Multiple former New York Times colleagues of Bennet’s testified that he added language into a draft of the editorial that erroneously said there was a clear link between the map and the Giffords shooting.

Bennet testified that, shortly after the piece was published, he was contacted by a fellow Times colleague who interpreted the editorial as saying that the man who shot Giffords and others “was incited by Sarah Palin or somebody else.”

“That is not the message we intended to send,” Bennet testified.

Bennet, who no longer works at the Times, testified he did not take the editorial down as he and others worked to research and write a correction, saying that the paper had a rule in place at the time against “unpublishing stories.”

“If you publish a story you couldn’t then just pull it down,” Bennet said.

Bennet also testified about the paper receiving questions from reporters including CNN’s Oliver Darcy about the editorial, and that a statement attributed to Bennet was given as a response to Darcy.

“While it’s always agonizing to get something wrong we appreciate it when our readers call us out like this.
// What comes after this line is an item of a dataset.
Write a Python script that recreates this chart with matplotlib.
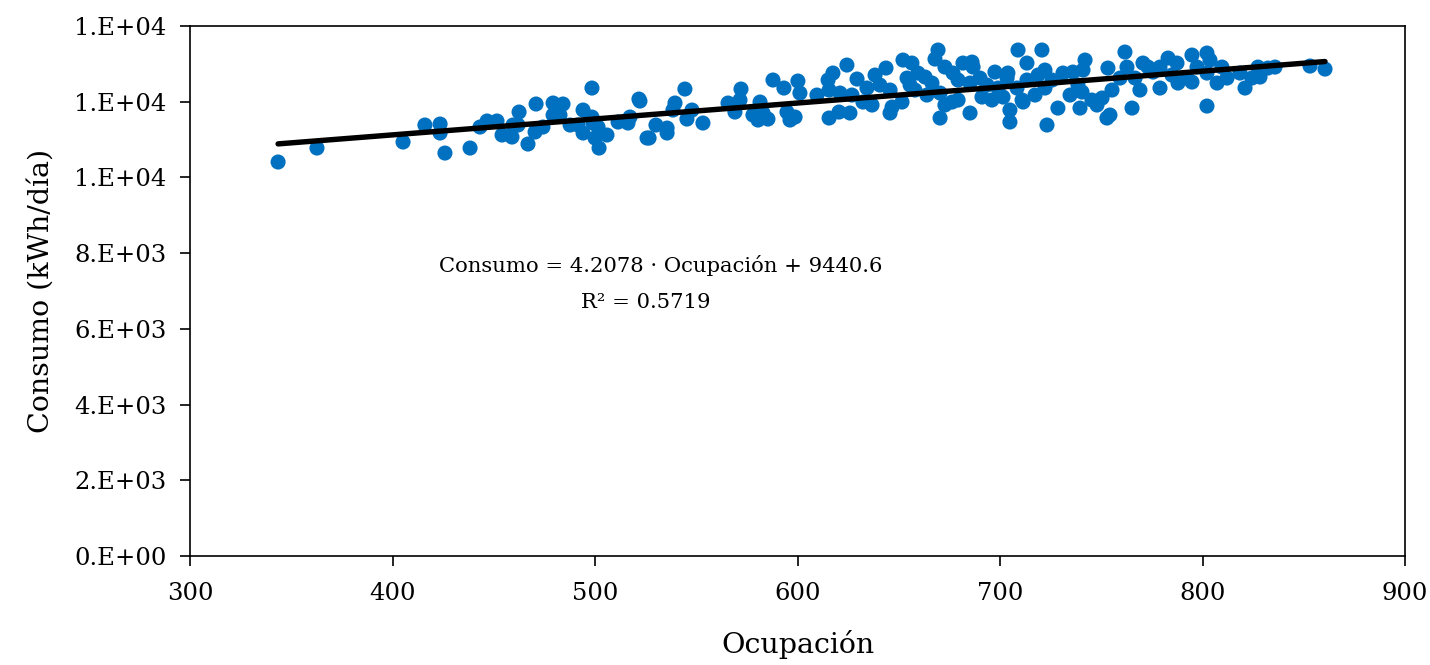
import matplotlib
matplotlib.use("Agg")
import matplotlib.pyplot as plt
import numpy as np

# Data
ocupacion = [
    343.5, 362.7, 405.2, 416.0, 423.5, 423.5, 425.9, 438.3, 443.2, 446.7,
    451.6, 454.1, 459.0, 459.5, 462.5, 462.0, 466.9, 470.9, 470.4, 474.3,
    479.3, 479.3, 484.2, 482.7, 487.7, 491.6, 494.1, 494.1, 498.5, 498.5,
    499.0, 501.5, 500.0, 502.0, 505.9, 511.4, 517.3, 516.3, 521.7, 525.7,
    522.2, 526.7, 530.1, 535.6, 535.6, 538.5, 539.5, 544.4, 545.4, 547.9,
    553.3, 565.7, 569.1, 571.6, 572.1, 578.0, 580.5, 581.5, 583.0, 585.4,
    587.9, 593.3, 594.8, 596.3, 598.8, 600.2, 601.2, 609.6, 615.1, 617.5,
    615.6, 615.6, 620.5, 621.0, 624.4, 625.9, 629.4, 626.9, 632.3, 634.3,
    636.8, 638.3, 640.7, 643.7, 645.7, 645.7, 646.7, 651.6, 652.1, 654.1,
    656.5, 655.6, 658.0, 659.5, 663.0, 663.9, 666.4, 667.9, 669.4, 670.4,
    670.4, 672.8, 672.8, 676.3, 676.8, 679.3, 679.3, 681.7, 685.2, 686.2,
    685.2, 686.7, 690.1, 691.1, 693.6, 696.0, 697.5, 699.0, 701.5, 703.5,
    703.9, 704.9, 704.9, 708.9, 708.4, 710.9, 713.3, 713.3, 711.4, 720.7,
    718.8, 722.2, 717.3, 722.2, 725.7, 723.2, 728.6, 731.1, 734.6, 736.0,
    738.5, 739.5, 742.0, 741.0, 740.5, 745.4, 747.9, 750.4, 752.8, 754.3,
    753.3, 755.3, 759.3, 761.7, 762.7, 765.2, 766.7, 769.1, 770.6, 773.1,
    775.6, 779.0, 779.0, 783.0, 784.9, 787.4, 787.9, 792.3, 794.8, 794.8,
    797.3, 802.2, 803.7, 802.2, 807.2, 809.6, 812.1, 818.5, 821.0, 824.4,
    827.4, 828.4, 832.3, 835.8, 802.2, 853.1, 860.5,
]
consumo = [
    10407, 10776, 10935, 11384, 11410, 11173, 10644, 10776, 11331, 11490,
    11490, 11120, 11067, 11384, 11727, 11384, 10882, 11939, 11199, 11331,
    11965, 11648, 11939, 11648, 11384, 11384, 11780, 11173, 12361, 11595,
    11437, 11331, 11041, 10776, 11120, 11463, 11595, 11437, 12070, 11041,
    12017, 11041, 11384, 11304, 11173, 11780, 11965, 12335, 11542, 11780,
    11437, 11965, 11727, 12044, 12335, 11648, 11516, 11991, 11701, 11542,
    12573, 12361, 11727, 11516, 11595, 12546, 12229, 12176, 12573, 12757,
    12308, 11569, 11727, 12229, 12968, 11701, 12599, 12176, 11991, 12361,
    11912, 12704, 12440, 12889, 12308, 11701, 11859, 11991, 13100, 12625,
    13021, 12440, 12308, 12757, 12652, 12176, 12493, 13126, 13365, 12229,
    11569, 12915, 11912, 11991, 12757, 12044, 12573, 13021, 11701, 13047,
    12493, 12915, 12625, 12123, 12440, 12044, 12783, 12361, 12123, 12625,
    12757, 11780, 11463, 13365, 12361, 12044, 13021, 12573, 11991, 13365,
    12704, 12836, 12176, 12361, 12573, 11384, 11832, 12757, 12176, 12783,
    12440, 11832, 13100, 12836, 12255, 12044, 11912, 12097, 11569, 11648,
    12889, 12308, 12625, 13312, 12915, 11832, 12625, 12308, 13021, 12915,
    12783, 12915, 12361, 13153, 12704, 13021, 12493, 12625, 13232, 12519,
    12915, 13285, 13100, 12757, 12493, 12915, 12625, 12757, 12361, 12625,
    12915, 12652, 12889, 12915, 11885, 12942, 12862,
]

slope = 4.2078
intercept = 9440.6
r2 = 0.5719

x_ticks = [300, 400, 500, 600, 700, 800, 900]
y_ticks = [0, 2000, 4000, 6000, 8000, 10000, 12000, 14000]
y_tick_labels = ["0.E+00", "2.E+03", "4.E+03", "6.E+03", "8.E+03",
                 "1.E+04", "1.E+04", "1.E+04"]

plt.rcParams['font.family'] = ['DejaVu Serif']

fig = plt.figure(figsize=(14.3, 6.65), dpi=100)
ax = fig.add_axes([190/1430, 1 - 556/665, (1405-190)/1430, (556-26)/665])

ax.scatter(ocupacion, consumo, s=118, color='#0070C0', edgecolors='none', zorder=2)

x_line = np.array([min(ocupacion), max(ocupacion)])
ax.plot(x_line, slope * x_line + intercept, color='black', lw=3.9,
        solid_capstyle='round', zorder=3)

ax.set_xlim(300, 900)
ax.set_ylim(0, 14000)
ax.set_xticks(x_ticks)
ax.set_xticklabels([str(v) for v in x_ticks])
ax.set_yticks(y_ticks)
ax.set_yticklabels(y_tick_labels)

ax.tick_params(axis='both', direction='out', length=7, width=1.2,
               labelsize=17.5, colors='black')
ax.tick_params(axis='x', pad=12)
ax.tick_params(axis='y', pad=10)
for sp in ax.spines.values():
    sp.set_linewidth(1.2)
    sp.set_color('black')

ax.set_xlabel("Ocupación", fontsize=20.5, labelpad=18)
ax.set_ylabel("Consumo (kWh/día)", fontsize=20.5, labelpad=14)

ax.text(532.6, 7686, f"Consumo = {slope} · Ocupación + {intercept}",
        fontsize=15.2, ha='center', va='center')
ax.text(525.2, 6709, f"R² = {r2:.4f}", fontsize=15.2, ha='center', va='center')

fig.savefig("out.png", dpi=100, facecolor='white')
We made an error of fact in the editorial, and we’ve corrected it. But that error doesn’t undercut or weaken the argument of the piece,” CNN reported Bennet’s statement said.

Bennet testified that he felt his statement to CNN was a sufficient apology to Palin at the time.

“I tried that day, I thought I had apologized to her. I went home that night thinking I did a pretty (good) apology to her,” Bennet testified.

David Axelrod, an attorney for the Times previously pointed to an apology the Times made publicly about the editorial.

“Evidence will show the Times and Mr. Bennet made a mistake. Evidence will also show this mistake was in no way intentional,” Axelrod said in opening statements on Thursday.

Bennet will likely finish his testimony Wednesday. Palin is likely to testify sometime after Bennet, according to a witness list from her attorneys.